= Your instructions =
Give the listing again in full, exactly as written.

= Provided data =

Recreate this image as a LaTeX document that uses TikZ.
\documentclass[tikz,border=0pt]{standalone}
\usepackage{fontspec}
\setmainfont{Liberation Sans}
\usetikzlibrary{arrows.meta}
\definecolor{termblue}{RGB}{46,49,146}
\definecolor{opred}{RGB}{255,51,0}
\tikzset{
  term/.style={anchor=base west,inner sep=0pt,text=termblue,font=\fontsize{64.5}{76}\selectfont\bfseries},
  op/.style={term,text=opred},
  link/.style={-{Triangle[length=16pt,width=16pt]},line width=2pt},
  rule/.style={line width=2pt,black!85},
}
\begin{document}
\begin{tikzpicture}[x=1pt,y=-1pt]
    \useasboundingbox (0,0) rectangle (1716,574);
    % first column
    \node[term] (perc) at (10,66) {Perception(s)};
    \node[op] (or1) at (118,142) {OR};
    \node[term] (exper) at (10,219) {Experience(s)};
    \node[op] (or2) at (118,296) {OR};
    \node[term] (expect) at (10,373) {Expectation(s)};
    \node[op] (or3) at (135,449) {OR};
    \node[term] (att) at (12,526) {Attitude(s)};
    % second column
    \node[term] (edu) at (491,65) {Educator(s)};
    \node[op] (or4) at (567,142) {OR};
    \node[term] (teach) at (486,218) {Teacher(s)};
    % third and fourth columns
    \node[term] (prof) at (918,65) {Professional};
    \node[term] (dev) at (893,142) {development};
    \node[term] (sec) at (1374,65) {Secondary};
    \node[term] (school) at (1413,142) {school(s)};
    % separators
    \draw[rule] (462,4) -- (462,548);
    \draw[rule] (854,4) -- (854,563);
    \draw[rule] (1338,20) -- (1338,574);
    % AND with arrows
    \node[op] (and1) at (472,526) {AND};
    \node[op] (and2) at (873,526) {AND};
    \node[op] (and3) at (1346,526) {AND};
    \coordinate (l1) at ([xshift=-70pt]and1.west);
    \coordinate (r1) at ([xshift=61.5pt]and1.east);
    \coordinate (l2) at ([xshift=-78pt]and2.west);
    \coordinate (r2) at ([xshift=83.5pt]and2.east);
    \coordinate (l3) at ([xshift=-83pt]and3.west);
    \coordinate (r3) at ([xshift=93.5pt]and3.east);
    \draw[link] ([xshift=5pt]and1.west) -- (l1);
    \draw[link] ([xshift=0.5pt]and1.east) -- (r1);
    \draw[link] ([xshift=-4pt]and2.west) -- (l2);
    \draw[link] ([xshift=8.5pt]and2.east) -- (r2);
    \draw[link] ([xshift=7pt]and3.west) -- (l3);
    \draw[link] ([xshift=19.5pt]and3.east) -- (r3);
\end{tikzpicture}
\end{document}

= Answer to this task =
Recreate this image as a LaTeX document that uses TikZ.
\documentclass[tikz,border=0pt]{standalone}
\usepackage{fontspec}
\setmainfont{Liberation Sans}
\usetikzlibrary{arrows.meta}
\definecolor{termblue}{RGB}{46,49,146}
\definecolor{opred}{RGB}{255,51,0}
\tikzset{
  term/.style={anchor=base west,inner sep=0pt,text=termblue,font=\fontsize{64.5}{76}\selectfont\bfseries},
  op/.style={term,text=opred},
  link/.style={-{Triangle[length=16pt,width=16pt]},line width=2pt},
  rule/.style={line width=2pt,black!85},
}
\begin{document}
\begin{tikzpicture}[x=1pt,y=-1pt]
    \useasboundingbox (0,0) rectangle (1716,574);
    % first column
    \node[term] (perc) at (10,66) {Perception(s)};
    \node[op] (or1) at (118,142) {OR};
    \node[term] (exper) at (10,219) {Experience(s)};
    \node[op] (or2) at (118,296) {OR};
    \node[term] (expect) at (10,373) {Expectation(s)};
    \node[op] (or3) at (135,449) {OR};
    \node[term] (att) at (12,526) {Attitude(s)};
    % second column
    \node[term] (edu) at (491,65) {Educator(s)};
    \node[op] (or4) at (567,142) {OR};
    \node[term] (teach) at (486,218) {Teacher(s)};
    % third and fourth columns
    \node[term] (prof) at (918,65) {Professional};
    \node[term] (dev) at (893,142) {development};
    \node[term] (sec) at (1374,65) {Secondary};
    \node[term] (school) at (1413,142) {school(s)};
    % separators
    \draw[rule] (462,4) -- (462,548);
    \draw[rule] (854,4) -- (854,563);
    \draw[rule] (1338,20) -- (1338,574);
    % AND with arrows
    \node[op] (and1) at (472,526) {AND};
    \node[op] (and2) at (873,526) {AND};
    \node[op] (and3) at (1346,526) {AND};
    \coordinate (l1) at ([xshift=-70pt]and1.west);
    \coordinate (r1) at ([xshift=61.5pt]and1.east);
    \coordinate (l2) at ([xshift=-78pt]and2.west);
    \coordinate (r2) at ([xshift=83.5pt]and2.east);
    \coordinate (l3) at ([xshift=-83pt]and3.west);
    \coordinate (r3) at ([xshift=93.5pt]and3.east);
    \draw[link] ([xshift=5pt]and1.west) -- (l1);
    \draw[link] ([xshift=0.5pt]and1.east) -- (r1);
    \draw[link] ([xshift=-4pt]and2.west) -- (l2);
    \draw[link] ([xshift=8.5pt]and2.east) -- (r2);
    \draw[link] ([xshift=7pt]and3.west) -- (l3);
    \draw[link] ([xshift=19.5pt]and3.east) -- (r3);
\end{tikzpicture}
\end{document}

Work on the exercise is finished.